An elderly person, a person on crutches, and a pregnant woman all get onto the train...

Getting old is also a choice.

The closest one. I’m not going to yell across the train to the pregnant woman to take my seat when a person on crutches is right next to me.

If you’re saying they’re all equidistant to me, then I’d simply stand up and say “why don’t one of you take my seat, please” and let them decide.

Now I’m going to get into trouble for not being polite to the “right” person? Geez Louise people are getting sensitive.

It was drilled into me by my dad a long time ago that you do things to be polite (or a gentleman) because of who YOU are, NOT because of who THEY are. i.e. “I hold a door open for you because I’m a gentleman, not because you’re a woman.”

So as it relates to the OP, I will stand and offer my seat because I want to be polite. <-- This; as opposed to I’m offering my seat because you’re a pregnant woman, old person, hobbled person.

Do you offer your seat to everyone – young or old, male or female, healthy or not?

I’m an old guy, so why would I give it to another old guy. If he’s a lot older than I am, at least he’s used to being an old guy, and has learned not to fall down on a train. And if preggo is so far into her gestation period that it obviously shows, she’s had time to acclimate herself to tiding on a train. So the seat goes to Gimpy, who may have very recently gotten his crutches, and will have the worst time on the train. Unless he’s wearing steel leg braces, which puts him in the same category as the other two . . . and I keep the seat.

Or:

Give it to the one on crutches. Then the old guy can sit on his lap, and Ms Preggo can sit on his lap.

You win the thread.

-MMM-

The trains and buses I’ve ridden have a section set aside for disabled/elderly people to get priority seating. Assuming that I’m not sitting there (and I usually don’t), I’d expect whoever was sitting there to volunteer their seat first.

I have.

Ok, it was the seventies, but lessons like that are hard to forget.

My experience on public transit in the bay area is that when someone who looks like they need one of the seats in the front boards, and all the front seats are all taken, the people sitting look around and the healthiest looking one(s) get up and move back or just stand. So 3 people who need to sit get on, I and 2 others stand up and move. If all the front seats are taken by people who need them, then the next row of people are up for moving. I have rarely seen this be an issue, although sometimes it takes a few seconds to decide who is gonna move.

It is nice to be able to get up and move, so it is just the cost of being healthy. That will get paid back when I am old and/or not so healthy. Usually though, the train/bus is only packed for a few stops and then every one can sit down, so it is no big deal.

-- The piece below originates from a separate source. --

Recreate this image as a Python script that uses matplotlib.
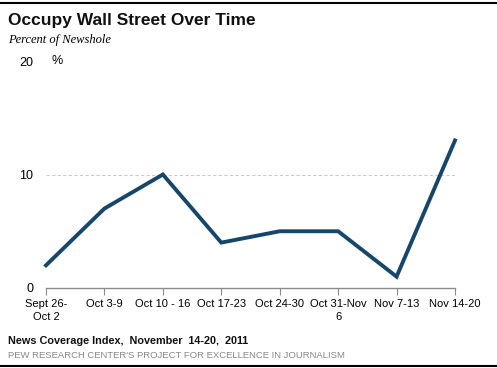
import matplotlib
matplotlib.use("Agg")
import matplotlib.pyplot as plt
from matplotlib.lines import Line2D

categories = ["Sept 26-\nOct 2", "Oct 3-9", "Oct 10 - 16", "Oct 17-23", "Oct 24-30",
              "Oct 31-Nov\n6", "Nov 7-13", "Nov 14-20"]
values = [2, 7, 10, 4, 5, 5, 1, 13]
yticks = [0, 10, 20]

W, H = 497, 368
fig = plt.figure(figsize=(W / 100, H / 100), dpi=100)
fig.patch.set_facecolor("white")
SANS = ["Liberation Sans", "DejaVu Sans"]

left, right, bottom, top = 46, 455, 288, 61
ax = fig.add_axes([left / W, 1 - bottom / H, (right - left) / W, (bottom - top) / H])
x = list(range(len(values)))
ax.plot(x, values, color="#16476b", lw=2.8, solid_joinstyle="miter", clip_on=False, zorder=3)
ax.set_xlim(0, len(values) - 1)
ax.set_ylim(0, 20)

for s in ["top", "right", "left"]:
    ax.spines[s].set_visible(False)
ax.spines["bottom"].set_color("#8c8c8c")
ax.spines["bottom"].set_linewidth(1.0)

ax.set_xticks(x)
ax.set_xticklabels(categories, fontsize=8, linespacing=1.3, family=SANS)
ax.tick_params(axis="x", direction="out", length=5, color="#8c8c8c", pad=3)
ax.set_yticks(yticks)
ax.set_yticklabels([str(v) for v in yticks], fontsize=9, family=SANS)
ax.tick_params(axis="y", length=0, pad=9)
ax.axhline(10, color="#cccccc", lw=0.8, ls=(0, (3, 2)), zorder=1)

ax.text(52 / W, 1 - 61 / H, "%", transform=fig.transFigure, fontsize=9, va="center",
        ha="left", family=SANS)

fig.text(8 / W, 1 - 21 / H, "Occupy Wall Street Over Time", fontsize=12.5, fontweight="bold",
         va="center", ha="left", color="#111111", family=SANS)
fig.text(8 / W, 1 - 40 / H, "Percent of Newshole", fontsize=9, fontstyle="italic",
         family="Liberation Serif", va="center", ha="left")
fig.text(8 / W, 1 - 341 / H, "News Coverage Index,  November  14-20,  2011", fontsize=7.8,
         fontweight="bold", va="center", ha="left", color="#111111", family=SANS)
fig.text(8 / W, 1 - 356 / H, "PEW RESEARCH CENTER'S PROJECT FOR EXCELLENCE IN JOURNALISM",
         fontsize=6.8, va="center", ha="left", color="#888888", family=SANS)

fig.add_artist(Line2D([0, 1], [1 - 3 / H, 1 - 3 / H], transform=fig.transFigure, color="black", lw=1.5))
fig.add_artist(Line2D([0, 1], [1 - 366 / H, 1 - 366 / H], transform=fig.transFigure, color="black", lw=1.5))

fig.savefig("out.png", dpi=100)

I would cut my seat into thirds and offer each person a third of my seat. The two who agree this is a good idea will end up getting nothing from me, while the one who willingly gives up their third so that the seat will not be split up will get the whole seat. For only the person who truly needs the seat the most would rather give up their claim to a part of it than see it split asunder.

I would destroy the seat and the claimants and let god sort it out.

Yeah, obviously. It’s not like you ever actually go to the person and tell them to take your seat. You just get up, and maybe make an “ahem” to give people a chance to notice if they are looking away.

Or you get up after giving them a chance to make eye contact, but that’s once again not based on me making the decision.